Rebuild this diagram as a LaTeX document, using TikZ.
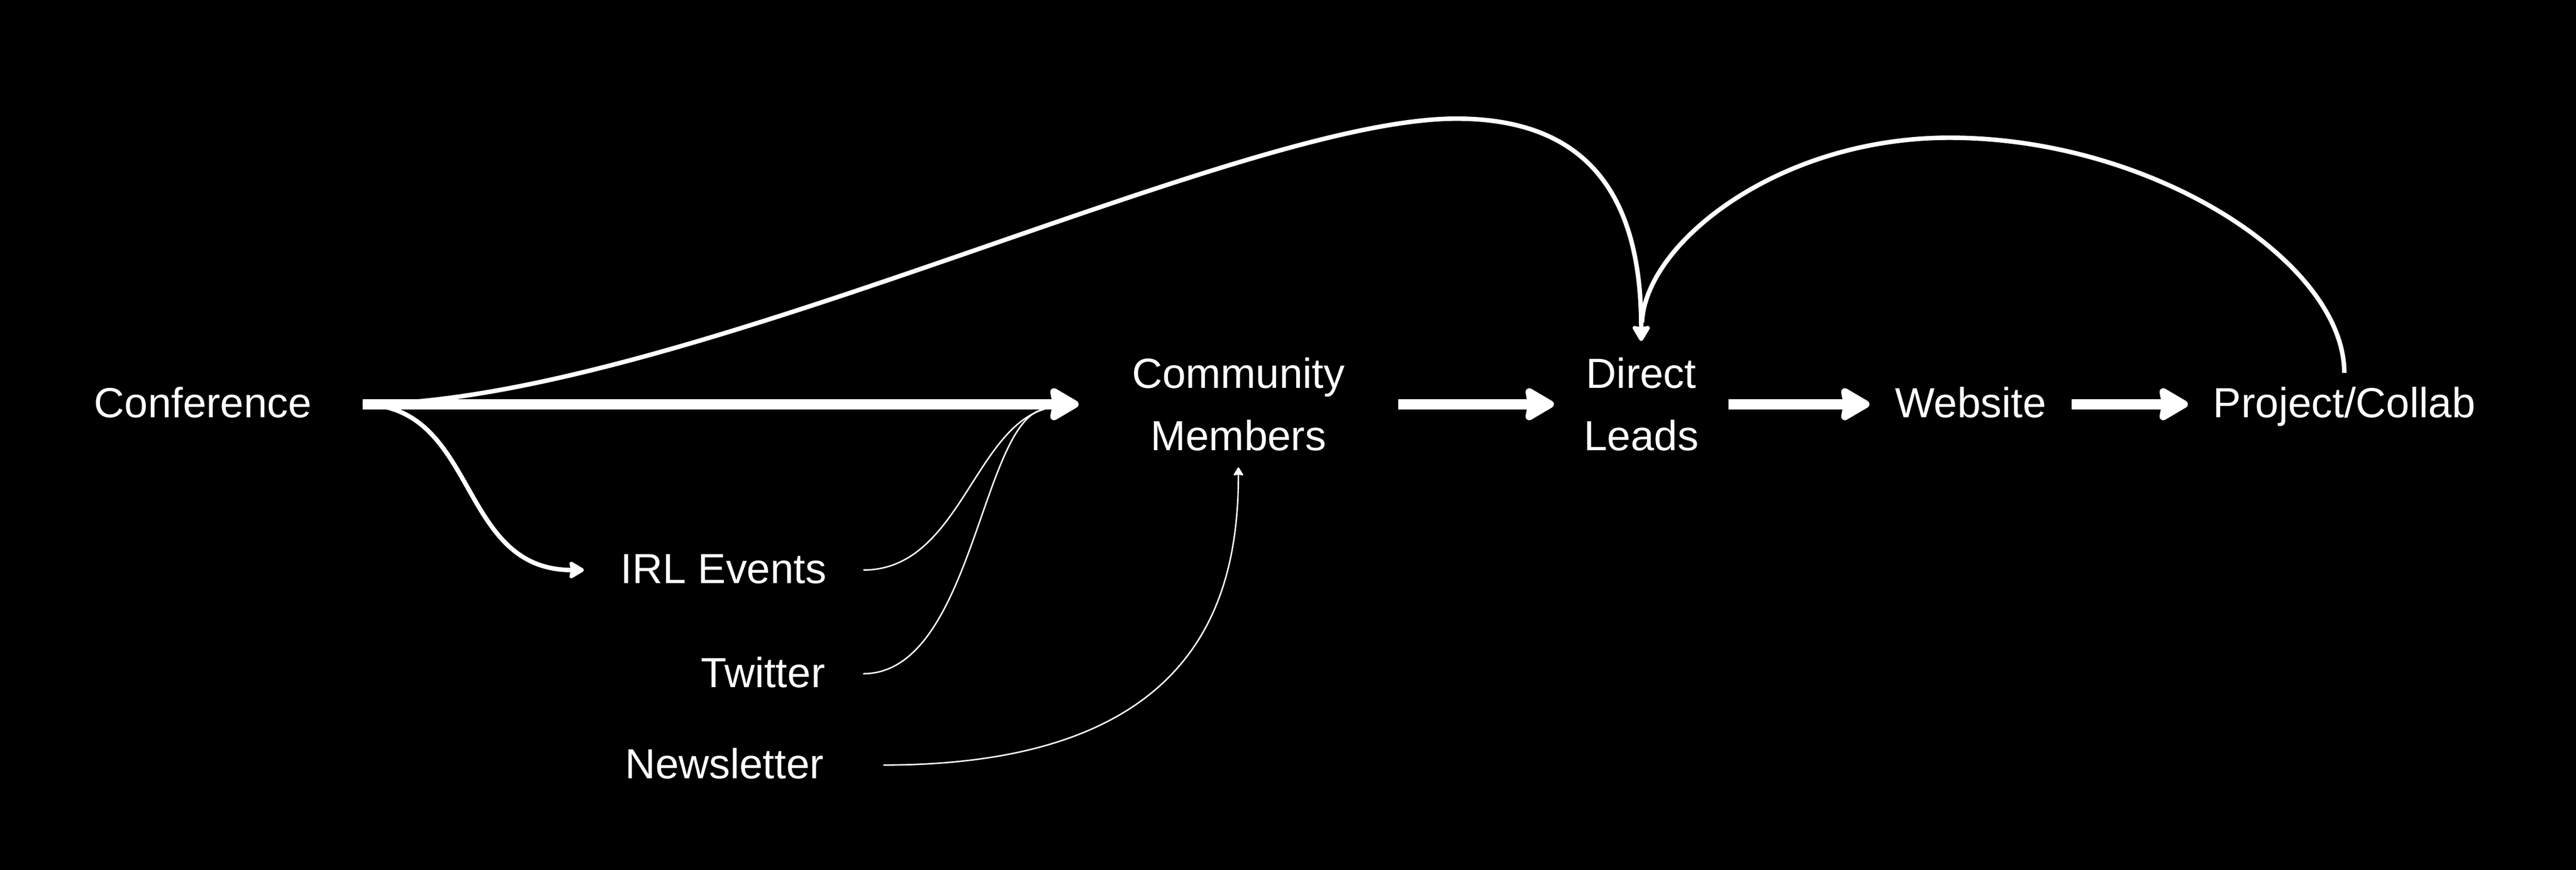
\documentclass[tikz,border=0pt]{standalone}
\usepackage{fontspec}
\setmainfont{Liberation Sans}
\usetikzlibrary{arrows.meta}

\tikzset{
  lbl/.style={text=white, inner sep=0pt, font=\fontsize{32}{47.5}\selectfont},
  one/.style={lbl, text height=0.72cm, text depth=0cm},
  two/.style={lbl, align=center, minimum height=3.36cm},
  flow/.style={white, line width=7.7pt, -{Stealth[length=0.88cm, width=1cm, inset=0.08cm, round]}},
  arcline/.style={white, line width=3.4pt},
  feedline/.style={white, line width=1.1pt},
}

\begin{document}
\begin{tikzpicture}
    \fill [black] (0,0) rectangle (68.81,23.24);% background

    % main row
    \node [one, minimum width=8.52cm] (conf) at (5.42,12.44) {Conference};
    \node [two, minimum width=8.52cm] (comm) at (33.08,12.44) {Community\\Members};
    \node [two, minimum width=4.65cm] (lead) at (43.84,12.44) {Direct\\Leads};
    \node [one, minimum width=5.39cm] (web) at (52.64,12.44) {Website};
    \node [one, minimum width=8.34cm, minimum height=1.66cm] (proj) at (62.62,12.44) {Project/Collab};

    % channels below
    \node [one, minimum width=7.45cm] (irl) at (19.33,8.01) {IRL Events};
    \node [one, minimum width=5.34cm] (tw) at (20.38,5.24) {Twitter};
    \node [one, minimum width=8.48cm] (news) at (19.35,2.80) {Newsletter};
    \coordinate (join) at (27.9,12.31);

    \draw [flow] (conf.east) -- (comm.west);
    \draw [flow] (comm.east) -- (lead.west);
    \draw [flow] (lead.east) -- (web.west);
    \draw [flow] (web.east) -- (proj.west);

    \draw [arcline, -{Stealth[length=0.47cm, width=0.54cm, inset=0.05cm, round]}] (conf.east) .. controls (18,12.46) and (33,20.07) .. (38.9,20.07) .. controls (43,20.07) and (43.84,17.24) .. (lead.north);
    \draw [arcline, shorten >=0.5cm] (proj.north) .. controls (62.62,16.24) and (57.5,19.56) .. (52.07,19.56) .. controls (47.5,19.56) and (43.95,16.74) .. (lead.north);
    \draw [arcline, -{Stealth[length=0.45cm, width=0.52cm, inset=0.05cm, round]}] (conf.east) .. controls (12.8,12.39) and (12.2,8.01) .. (irl.west);

    \draw [feedline] (irl.east) .. controls (25.6,8.01) and (26,11.74) .. (join);
    \draw [feedline] (tw.east) .. controls (26,5.24) and (26.2,12.04) .. (join);
    \draw [feedline, -{Stealth[length=0.24cm, width=0.29cm, inset=0.03cm, round]}] (news.east) .. controls (32,2.80) and (33.08,7.24) .. (comm.south);
\end{tikzpicture}
\end{document}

_Exercise details_: Return nothing but the lines running from the start of the data to the line with "(join) at (27.9,12.31);", please, both ends included and no pictures.

_The reply_:
Rebuild this diagram as a LaTeX document, using TikZ.
\documentclass[tikz,border=0pt]{standalone}
\usepackage{fontspec}
\setmainfont{Liberation Sans}
\usetikzlibrary{arrows.meta}

\tikzset{
  lbl/.style={text=white, inner sep=0pt, font=\fontsize{32}{47.5}\selectfont},
  one/.style={lbl, text height=0.72cm, text depth=0cm},
  two/.style={lbl, align=center, minimum height=3.36cm},
  flow/.style={white, line width=7.7pt, -{Stealth[length=0.88cm, width=1cm, inset=0.08cm, round]}},
  arcline/.style={white, line width=3.4pt},
  feedline/.style={white, line width=1.1pt},
}

\begin{document}
\begin{tikzpicture}
    \fill [black] (0,0) rectangle (68.81,23.24);% background

    % main row
    \node [one, minimum width=8.52cm] (conf) at (5.42,12.44) {Conference};
    \node [two, minimum width=8.52cm] (comm) at (33.08,12.44) {Community\\Members};
    \node [two, minimum width=4.65cm] (lead) at (43.84,12.44) {Direct\\Leads};
    \node [one, minimum width=5.39cm] (web) at (52.64,12.44) {Website};
    \node [one, minimum width=8.34cm, minimum height=1.66cm] (proj) at (62.62,12.44) {Project/Collab};

    % channels below
    \node [one, minimum width=7.45cm] (irl) at (19.33,8.01) {IRL Events};
    \node [one, minimum width=5.34cm] (tw) at (20.38,5.24) {Twitter};
    \node [one, minimum width=8.48cm] (news) at (19.35,2.80) {Newsletter};
    \coordinate (join) at (27.9,12.31);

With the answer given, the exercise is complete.